Soft benefits are real business value, not just 'nice to have.' Measurement approaches: (1) Innovation—count AI-powered pilots, process improvements, ideas submitted, patents filed, 'AI mention' frequency in team meetings; (2) Culture change—employee surveys on experimentation, psychological safety, continuous learning, cross-functional collaboration, tracked quarterly; (3) Employee satisfaction—include AI-specific questions in engagement surveys ('AI tools make me more effective'), compare trained vs. untrained cohorts; (4) Talent—measure trained employee retention vs. untrained, time to fill technical roles (improved by AI reputation), offer acceptance rates; (5) Strategic positioning—competitive analysis, customer feedback, analyst ratings. While harder to quantify than productivity, soft benefits often represent 20-30% of total value. Include in ROI narrative even if not in financial calculation. Example: 'Financial ROI of 4x, plus strategic value from 60% increase in innovation pilots and 12-point improvement in employee engagement.'
De-prioritize or eliminate: (1) Training hours delivered—volume metric unrelated to impact; (2) Number of employees enrolled—enrollment without completion is vanity metric; (3) Content modules created—input metric, not outcome; (4) Certificates issued—completion without usage is hollow; (5) Page views or video watches—engagement with content ≠ learning or application; (6) Isolated satisfaction scores—without behavior or results, satisfaction is insufficient.
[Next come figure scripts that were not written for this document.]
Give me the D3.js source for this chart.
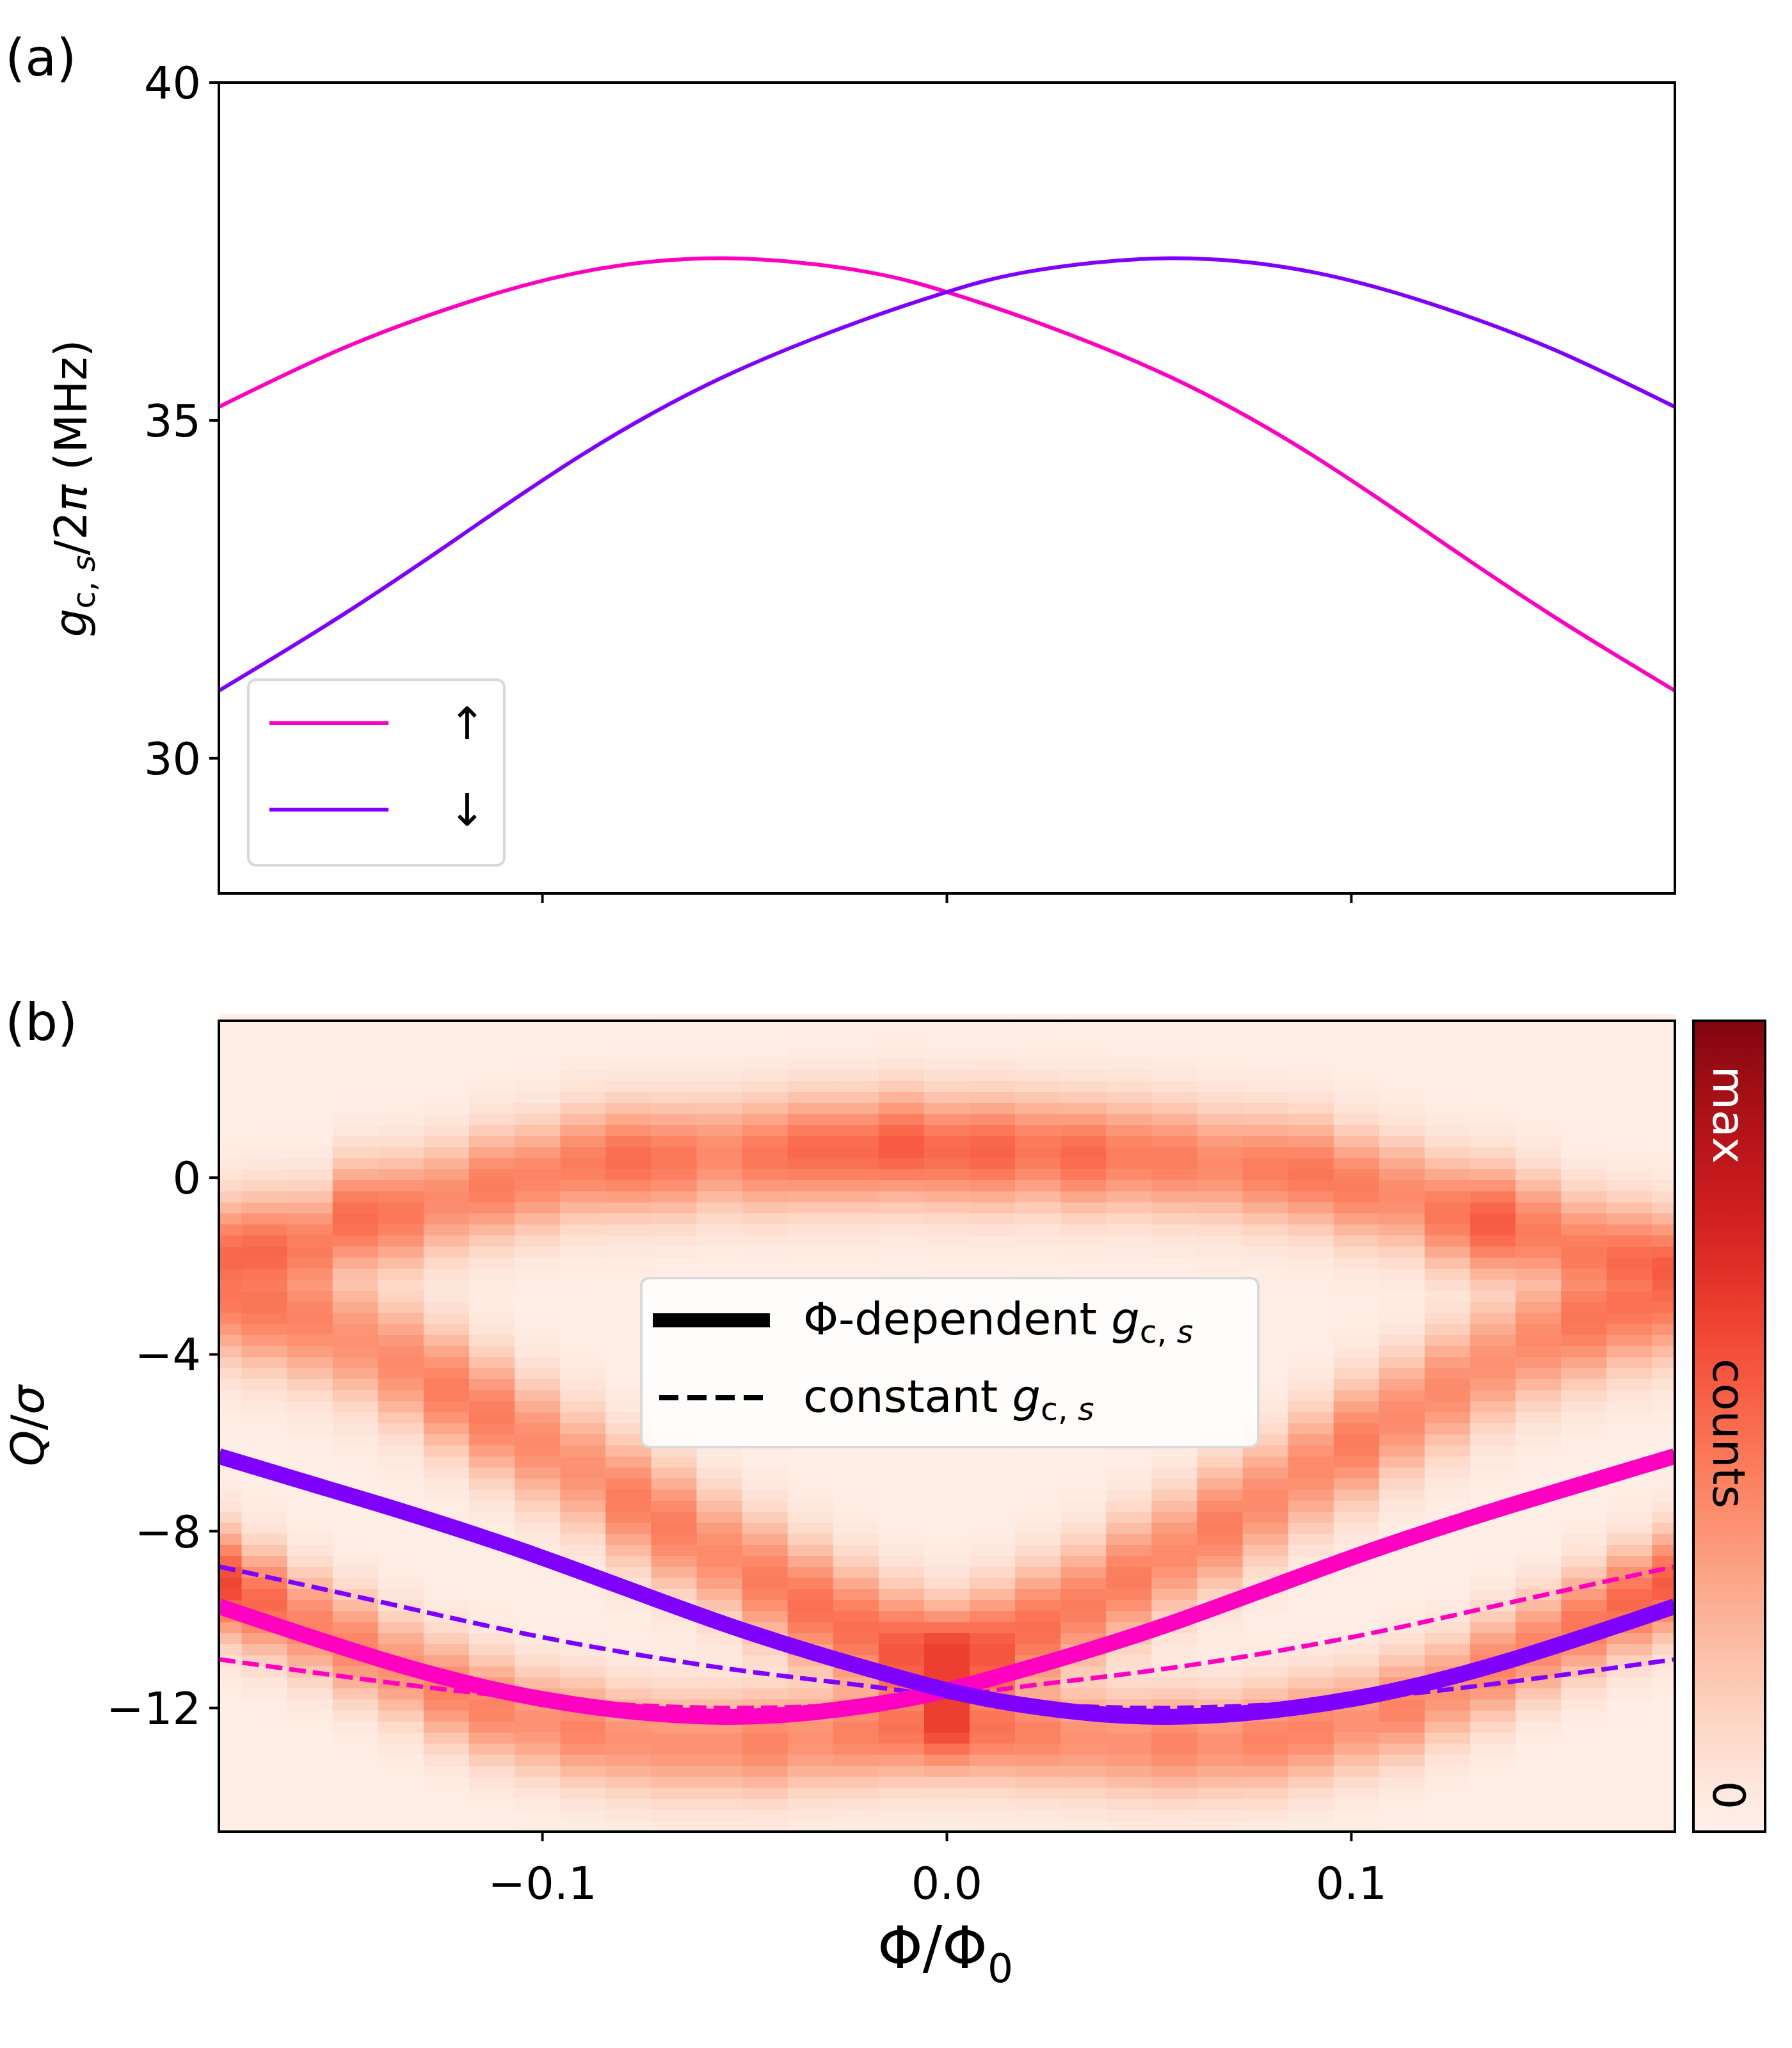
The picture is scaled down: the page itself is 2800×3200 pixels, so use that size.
<!DOCTYPE html>
<html><head><meta charset="utf-8">
<script src="https://cdn.jsdelivr.net/npm/d3@7"></script>
<style>body{margin:0;background:#fff}text{font-family:"DejaVu Sans",sans-serif}</style>
</head><body>
<svg id="c" width="2800" height="3200"></svg>
<script>
// ---- panel (a) data ----
const fluxA = [-0.18,-0.15,-0.12,-0.09,-0.055,-0.02,0,0.02,0.055,0.09,0.12,0.15,0.18];
const gUp   = [35.2,36.05,36.72,37.2,37.4,37.2,36.9,36.5,35.65,34.5,33.3,32.1,31.0];
const gDown = [31.0,32.1,33.3,34.5,35.65,36.5,36.9,37.2,37.4,37.2,36.72,36.05,35.2];
// ---- panel (b) lines ----
const fluxB = [-0.18,-0.14,-0.1,-0.055,-0.02,0,0.02,0.055,0.1,0.14,0.18];
const qDownThick = [-6.3,-7.4,-8.6,-10.1,-11.1,-11.6,-11.95,-12.2,-11.8,-10.9,-9.7];
const qUpThick   = [-9.7,-10.9,-11.8,-12.2,-11.95,-11.6,-11.1,-10.1,-8.6,-7.4,-6.3];
const qDownDash  = [-8.8,-9.6,-10.4,-11.1,-11.5,-11.75,-11.9,-12.0,-11.8,-11.4,-10.9];
const qUpDash    = [-10.9,-11.4,-11.8,-12.0,-11.9,-11.75,-11.5,-11.1,-10.4,-9.6,-8.8];
// ---- heatmap: per-column band centres (Q/sigma) and strengths, 33 columns ----
const colFlux = d3.range(33).map(k => -0.18 + 0.01125*k);
const upperQ = [-1.7,-1.6,-1.5,-0.9,-0.8,-0.5,-0.2,0.0,0.3,0.4,0.4,0.5,0.5,0.6,0.6,0.7,0.6,0.6,0.6,0.5,0.5,0.4,0.3,0.2,0.1,-0.2,-0.4,-0.8,-1.0,-1.2,-1.6,-1.8,-2.0];
const upperI = [0.4,0.42,0.38,0.45,0.42,0.36,0.4,0.38,0.4,0.45,0.42,0.36,0.42,0.46,0.46,0.5,0.46,0.48,0.42,0.46,0.4,0.4,0.36,0.4,0.42,0.4,0.36,0.42,0.5,0.4,0.38,0.4,0.42];
const diagLQ = [-2.8,-3.0,-3.3,-3.7,-4.2,-4.8,-5.4,-6.0,-6.6,-7.3,-7.9,-8.5,-9.1,-9.7,-10.2,-10.7,-11.2,null,null,null,null,null,null,null,null,null,null,null,null,null,null,null,null];
const diagRQ = [null,null,null,null,null,null,null,null,null,null,null,null,null,null,null,null,-11.2,-10.7,-10.2,-9.7,-9.1,-8.5,-7.9,-7.3,-6.6,-6.0,-5.4,-4.8,-4.2,-3.7,-3.3,-3.0,-2.8];
const diagI  = [0.36,0.38,0.36,0.34,0.36,0.4,0.4,0.36,0.34,0.4,0.4,0.36,0.4,0.44,0.44,0.5,0.56,0.5,0.44,0.4,0.4,0.36,0.4,0.36,0.36,0.4,0.36,0.36,0.34,0.36,0.4,0.38,0.36];
const lowerQ = [-9.2,-9.6,-10.1,-10.6,-11.1,-11.6,-12.0,-12.3,-12.5,-12.7,-12.8,-12.8,-12.8,-12.7,-12.6,-12.5,-12.4,-12.5,-12.6,-12.7,-12.8,-12.8,-12.8,-12.7,-12.5,-12.3,-12.0,-11.6,-11.1,-10.6,-10.1,-9.6,-9.2];
const lowerI = [0.56,0.46,0.38,0.38,0.34,0.38,0.38,0.34,0.38,0.34,0.34,0.34,0.38,0.34,0.38,0.4,0.44,0.4,0.38,0.34,0.34,0.38,0.34,0.38,0.38,0.34,0.38,0.34,0.38,0.38,0.42,0.46,0.5];
const yTicksA = [30,35,40], yTicksB = [0,-4,-8,-12], xTicks = [-0.1,0.0,0.1];

const svg = d3.select("#c");
const L=342,R=2617, aT=129,aB=1396, bT=1595,bB=2862;
const x = d3.scaleLinear().domain([-0.18,0.18]).range([L,R]);
const yA = d3.scaleLinear().domain([28,40]).range([aB,aT]);
const yB = d3.scaleLinear().domain([-14.8,3.55]).range([bB,bT]);
const fs=70;
const minus = s => s.replace("-","\u2212");

// heatmap
const g = svg.append("g");
const dq=0.25;
const rows = d3.range(-14.8, 3.55, dq);
colFlux.forEach((f,k)=>{
  const x0 = Math.max(L, x(f-0.005625)), x1 = Math.min(R, x(f+0.005625));
  rows.forEach(q=>{
    const qc=q+dq/2;
    const gs=(c,s)=> c==null?0:Math.exp(-((qc-c)**2)/(2*s*s));
    const parts=[upperI[k]*gs(upperQ[k],0.9), diagI[k]*gs(diagLQ[k],1.0), diagI[k]*gs(diagRQ[k],1.0), lowerI[k]*gs(lowerQ[k],0.85)];
    const m=d3.max(parts), s=d3.sum(parts);
    let v = 0.04 + m + 0.3*(s-m);
    v = Math.min(v,0.62);
    g.append("rect").attr("x",x0).attr("width",x1-x0+0.6)
     .attr("y",yB(q+dq)).attr("height",yB(q)-yB(q+dq)+0.6)
     .attr("fill",d3.interpolateReds(v));
  });
});

// panel a lines
const lineA = d3.line().x((d,i)=>x(fluxA[i])).y(d=>yA(d)).curve(d3.curveNatural);
svg.append("path").attr("d",lineA(gUp)).attr("fill","none").attr("stroke","#ff00c0").attr("stroke-width",6);
svg.append("path").attr("d",lineA(gDown)).attr("fill","none").attr("stroke","#7f00ff").attr("stroke-width",6);

// panel b lines
const lineB = d3.line().x((d,i)=>x(fluxB[i])).y(d=>yB(d)).curve(d3.curveNatural);
svg.append("clipPath").attr("id","cb").append("rect").attr("x",L).attr("y",bT).attr("width",R-L).attr("height",bB-bT);
const lb = svg.append("g").attr("clip-path","url(#cb)");
lb.append("path").attr("d",lineB(qUpDash)).attr("fill","none").attr("stroke","#ff00c0").attr("stroke-width",7).attr("stroke-dasharray","26,11");
lb.append("path").attr("d",lineB(qDownDash)).attr("fill","none").attr("stroke","#7f00ff").attr("stroke-width",7).attr("stroke-dasharray","26,11");
lb.append("path").attr("d",lineB(qUpThick)).attr("fill","none").attr("stroke","#ff00c0").attr("stroke-width",25);
lb.append("path").attr("d",lineB(qDownThick)).attr("fill","none").attr("stroke","#7f00ff").attr("stroke-width",25);

// frames & axes
[[aT,aB],[bT,bB]].forEach(([t,b])=>svg.append("rect").attr("x",L).attr("y",t).attr("width",R-L).attr("height",b-t).attr("fill","none").attr("stroke","#000").attr("stroke-width",4));
function ticksX(b,labels){
  xTicks.forEach(v=>{
    svg.append("line").attr("x1",x(v)).attr("x2",x(v)).attr("y1",b).attr("y2",b+15).attr("stroke","#000").attr("stroke-width",4);
    if(labels) svg.append("text").attr("x",x(v)).attr("y",b+105).attr("text-anchor","middle").attr("font-size",fs).text(minus(d3.format(".1f")(v)));
  });
}
ticksX(aB,false); ticksX(bB,true);
yTicksA.forEach(v=>{svg.append("line").attr("x1",L-15).attr("x2",L).attr("y1",yA(v)).attr("y2",yA(v)).attr("stroke","#000").attr("stroke-width",4);
  svg.append("text").attr("x",L-28).attr("y",yA(v)).attr("dy","0.36em").attr("text-anchor","end").attr("font-size",fs).text(v);});
yTicksB.forEach(v=>{svg.append("line").attr("x1",L-15).attr("x2",L).attr("y1",yB(v)).attr("y2",yB(v)).attr("stroke","#000").attr("stroke-width",4);
  svg.append("text").attr("x",L-28).attr("y",yB(v)).attr("dy","0.36em").attr("text-anchor","end").attr("font-size",fs).text(minus(String(v)));});

// labels
svg.append("text").attr("x",8).attr("y",118).attr("font-size",80).text("(a)");
svg.append("text").attr("x",8).attr("y",1625).attr("font-size",80).text("(b)");
function gcs(sel,size){
  sel.append("tspan").attr("font-style","italic").text("g");
  sel.append("tspan").attr("font-size",size*0.7).attr("dy",size*0.18).text("c, ");
  sel.append("tspan").attr("font-size",size*0.7).attr("font-style","italic").text("s");
  return sel;
}
const ya = svg.append("text").attr("transform","translate(135,763) rotate(-90)").attr("text-anchor","middle").attr("font-size",70);
gcs(ya,70); ya.append("tspan").attr("dy",-70*0.18).text("/2"); ya.append("tspan").attr("font-style","italic").text("π"); ya.append("tspan").text(" (MHz)");
const yb = svg.append("text").attr("transform","translate(68,2228) rotate(-90)").attr("text-anchor","middle").attr("font-size",72);
yb.append("tspan").attr("font-style","italic").text("Q"); yb.append("tspan").text("/"); yb.append("tspan").attr("font-style","italic").text("σ");
const xl = svg.append("text").attr("x",1477).attr("y",3075).attr("text-anchor","middle").attr("font-size",90);
xl.append("tspan").text("Φ/Φ"); xl.append("tspan").attr("font-size",63).attr("dy",22).text("0");

// legend a
svg.append("rect").attr("x",388).attr("y",1062).attr("width",400).attr("height",290).attr("rx",12).attr("fill","#fff").attr("fill-opacity",0.8).attr("stroke","#d9d9d9").attr("stroke-width",4);
[["#ff00c0","↑",1130],["#7f00ff","↓",1265]].forEach(([c,t,yy])=>{
  svg.append("line").attr("x1",421).attr("x2",607).attr("y1",yy).attr("y2",yy).attr("stroke",c).attr("stroke-width",6);
  svg.append("text").attr("x",730).attr("y",yy).attr("dy","0.36em").attr("text-anchor","middle").attr("font-size",70).text(t);
});
// legend b
svg.append("rect").attr("x",1002).attr("y",1997).attr("width",964).attr("height",264).attr("rx",12).attr("fill","#fff").attr("fill-opacity",0.85).attr("stroke","#d9d9d9").attr("stroke-width",4);
svg.append("line").attr("x1",1020).attr("x2",1203).attr("y1",2063).attr("y2",2063).attr("stroke","#000").attr("stroke-width",22);
svg.append("line").attr("x1",1030).attr("x2",1200).attr("y1",2184).attr("y2",2184).attr("stroke","#000").attr("stroke-width",8).attr("stroke-dasharray","30,14");
const l1 = svg.append("text").attr("x",1255).attr("y",2085).attr("font-size",70); l1.append("tspan").text("Φ-dependent "); gcs(l1,70);
const l2 = svg.append("text").attr("x",1255).attr("y",2206).attr("font-size",70); l2.append("tspan").text("constant "); gcs(l2,70);

// colorbar
const cbX=2646, cbW=112;
const grad = svg.append("defs").append("linearGradient").attr("id","rg").attr("x1",0).attr("x2",0).attr("y1",1).attr("y2",0);
d3.range(0,1.001,0.05).forEach(t=>grad.append("stop").attr("offset",t).attr("stop-color",d3.interpolateReds(t*0.92+0.03)));
svg.append("rect").attr("x",cbX).attr("y",bT).attr("width",cbW).attr("height",bB-bT).attr("fill","url(#rg)").attr("stroke","#000").attr("stroke-width",4);
[["max",1742,"#fff"],["counts",2240,"#000"],["0",2805,"#000"]].forEach(([t,yy,c])=>
  svg.append("text").attr("transform",`translate(${cbX+cbW/2},${yy}) rotate(90)`).attr("text-anchor","middle").attr("dy","0.36em").attr("font-size",70).attr("fill",c).text(t));
</script>
</body></html>
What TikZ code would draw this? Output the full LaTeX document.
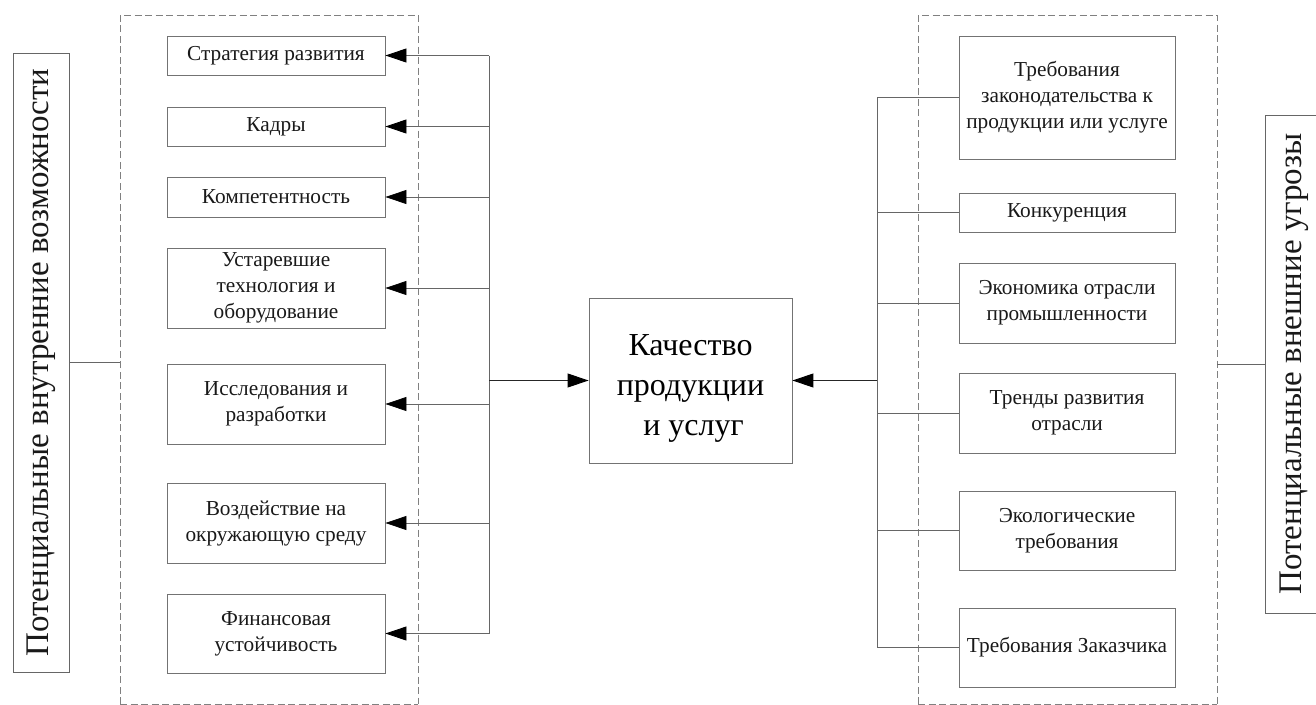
\documentclass[tikz,border=0pt]{standalone}
\usepackage{fontspec}
\setmainfont{Liberation Serif}
\usetikzlibrary{arrows.meta}
\begin{document}
\begin{tikzpicture}[x=1pt,y=-1pt,
  item/.style={draw=black!55,line width=0.9pt,align=center,inner sep=0pt,
    minimum width=218pt,font=\fontsize{21.3}{26}\selectfont,text=black!90},
  ritem/.style={item,minimum width=216pt},
  core/.style={draw=black!55,line width=0.9pt,inner sep=0pt,
    minimum width=203pt,minimum height=165pt,font=\fontsize{32}{40}\selectfont},
  side/.style={draw=black!60,line width=0.9pt,inner sep=0pt,rotate=90,
    font=\fontsize{33}{38}\selectfont,text=black!90},
  group/.style={draw=black!50,line width=0.8pt,dash pattern=on 7pt off 3.5pt},
  link/.style={draw=black!60,line width=0.8pt},
  arr/.style={link,-{Triangle[length=21pt,width=14pt,black]}},
  mainarr/.style={draw=black!85,line width=1pt,-{Triangle[length=21pt,width=14pt,black]}}]
\useasboundingbox (0,0) rectangle (1316,704);

% dashed group frames
\draw[group] (120,704) -- (120,15) -- (418,15) -- (418,704);
\draw[group] (918,704) -- (918,15) -- (1217,15) -- (1217,704);
\draw[group] (120,704) -- (418,704);
\draw[group] (918,704) -- (1217,704);

% side labels
\node[side,minimum width=619pt,minimum height=56pt] (inner) at (41,362.5)
  {Потенциальные внутренние возможности};
\node[side,minimum width=498pt,minimum height=58pt] (outer) at (1294,364)
  {Потенциальные внешние угрозы};
\coordinate (gl) at (120,362);
\coordinate (gr) at (1217,364);
\draw[link] (inner.south |- gl) -- (gl);
\draw[link] (gr) -- (outer.north |- gr);

% internal factors
\node[item,minimum height=39pt] (s1) at (276,55.5) {Стратегия развития};
\node[item,minimum height=39pt] (s2) at (276,126.5) {Кадры};
\node[item,minimum height=40pt] (s3) at (276,197) {Компетентность};
\node[item,minimum height=80pt] (s4) at (276,288) {Устаревшие\\технология и\\оборудование};
\node[item,minimum height=80pt] (s5) at (276,404) {Исследования и\\разработки};
\node[item,minimum height=80pt] (s6) at (276,523) {Воздействие на\\окружающую среду};
\node[item,minimum height=79pt] (s7) at (276,633.5) {Финансовая\\устойчивость};

% external factors
\node[ritem,minimum height=123pt] (r1) at (1067,97.5) {Требования\\законодательства к\\продукции или услуге};
\node[ritem,minimum height=39pt] (r2) at (1067,212.5) {Конкуренция};
\node[ritem,minimum height=80pt] (r3) at (1067,303) {Экономика отрасли\\промышленности};
\node[ritem,minimum height=80pt] (r4) at (1067,413) {Тренды развития\\отрасли};
\node[ritem,minimum height=79pt] (r5) at (1067,530.5) {Экологические\\требования};
\node[ritem,minimum height=79pt] (r6) at (1067,647.5) {Требования Заказчика};

% central node (text block sits slightly below the middle)
\node[core] (q) at (690.5,380.5)
  {\raisebox{-7pt}[\height][\depth]{\begin{tabular}{@{}c@{}}Качество\\продукции\\\hspace{6pt}и услуг\end{tabular}}};

% left bus
\coordinate (bl) at (489,0);
\draw[link] (s1.east -| bl) -- (s7.east -| bl);
\foreach \n in {s1,s2,s3,s4,s5,s6,s7}
  \draw[arr] (\n.east -| bl) -- (\n.east);
\draw[mainarr] (q.west -| bl) -- (q.west);

% right bus
\coordinate (br) at (877,0);
\draw[link] (r1.west -| br) -- (r6.west -| br);
\foreach \n in {r1,r2,r3,r4,r5,r6}
  \draw[link] (\n.west -| br) -- (\n.west);
\draw[mainarr] (q.east -| br) -- (q.east);
\end{tikzpicture}
\end{document}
Keep but don't over-emphasize: (1) Completion rates—necessary but table stakes, not ROI; (2) Knowledge test scores—shows learning but not application. Focus measurement energy on: (1) Active sustained usage (behavior), (2) Productivity and quality improvements (results), (3) Cost savings and revenue impact (financial ROI), (4) Innovation and capability building (strategic value). Rule: if metric doesn't connect to business outcomes, stop tracking or minimize. Redirect measurement effort to metrics executives care about.